When you hit these spots in a one to one John study, don't apologize for the text. Don't try to "explain it away" to make it more palatable for a modern audience. Let the tension sit there. Ask your partner, "Why do you think he said it in such a shocking way?" Usually, the answer is that Jesus was trying to filter out the people who were just there for the free lunch.
The Long-Term Impact
I’ve talked to people who did a one to one John study twenty years ago and they can still tell you exactly what they talked about during the Chapter 11 session on Lazarus. There is something about the "shared discovery" of a text that sticks in the long-term memory far better than a sermon ever will.
It builds a bridge.
If you’re looking to mentor someone, or if you’re looking for a mentor, this is the lowest barrier to entry. You don't need a curriculum. You just need a copy of the Gospel.
Actionable Next Steps to Start Today
If you’re ready to actually do this instead of just reading about it, here is how you start without making it weird.
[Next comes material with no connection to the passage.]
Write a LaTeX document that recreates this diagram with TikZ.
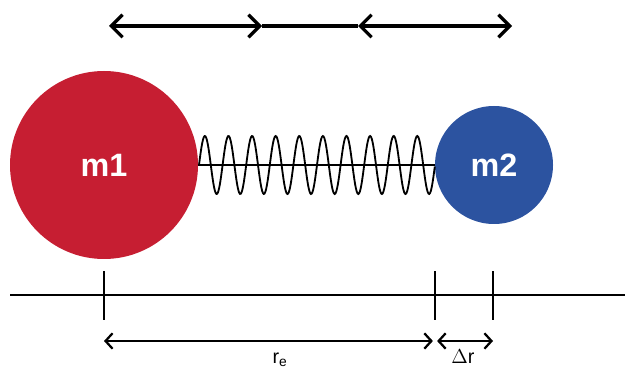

- Identify your person. Who is one person in your life who is curious about spiritual things but wouldn't necessarily want to sit in a church pew? Or a younger Christian who needs some grounding?
- The "Ask." Keep it low pressure. Say something like: "Hey, I've been wanting to read through the Gospel of John lately. Would you be up for meeting once a week for about 45 minutes to just read a chapter or two and talk about it? No homework, no pressure."
- Set a "Trial Period." Suggest meeting for just four weeks. If you both like it, keep going. This gives both of you an "out" if the chemistry isn't there.
- Get the gear. If you don't have two Bibles, buy a couple of cheap "Gospel of John" journals (the ones with the text on one side and blank lines on the other). It makes it feel like a project you're doing together.
- First Meeting. Spend the first 10 minutes just catching up. Then read John 1:1-18 out loud. Ask: "What stands out to you about how this starts?"
One to one John isn't about finishing a book. It’s about starting a conversation that, according to the author of the book itself, has eternal consequences. It’s a bit of an investment in an era where we want everything instantly, but the payoff is usually found in the very things you can't download: friendship, clarity, and a deeper understanding of who Jesus actually claimed to be.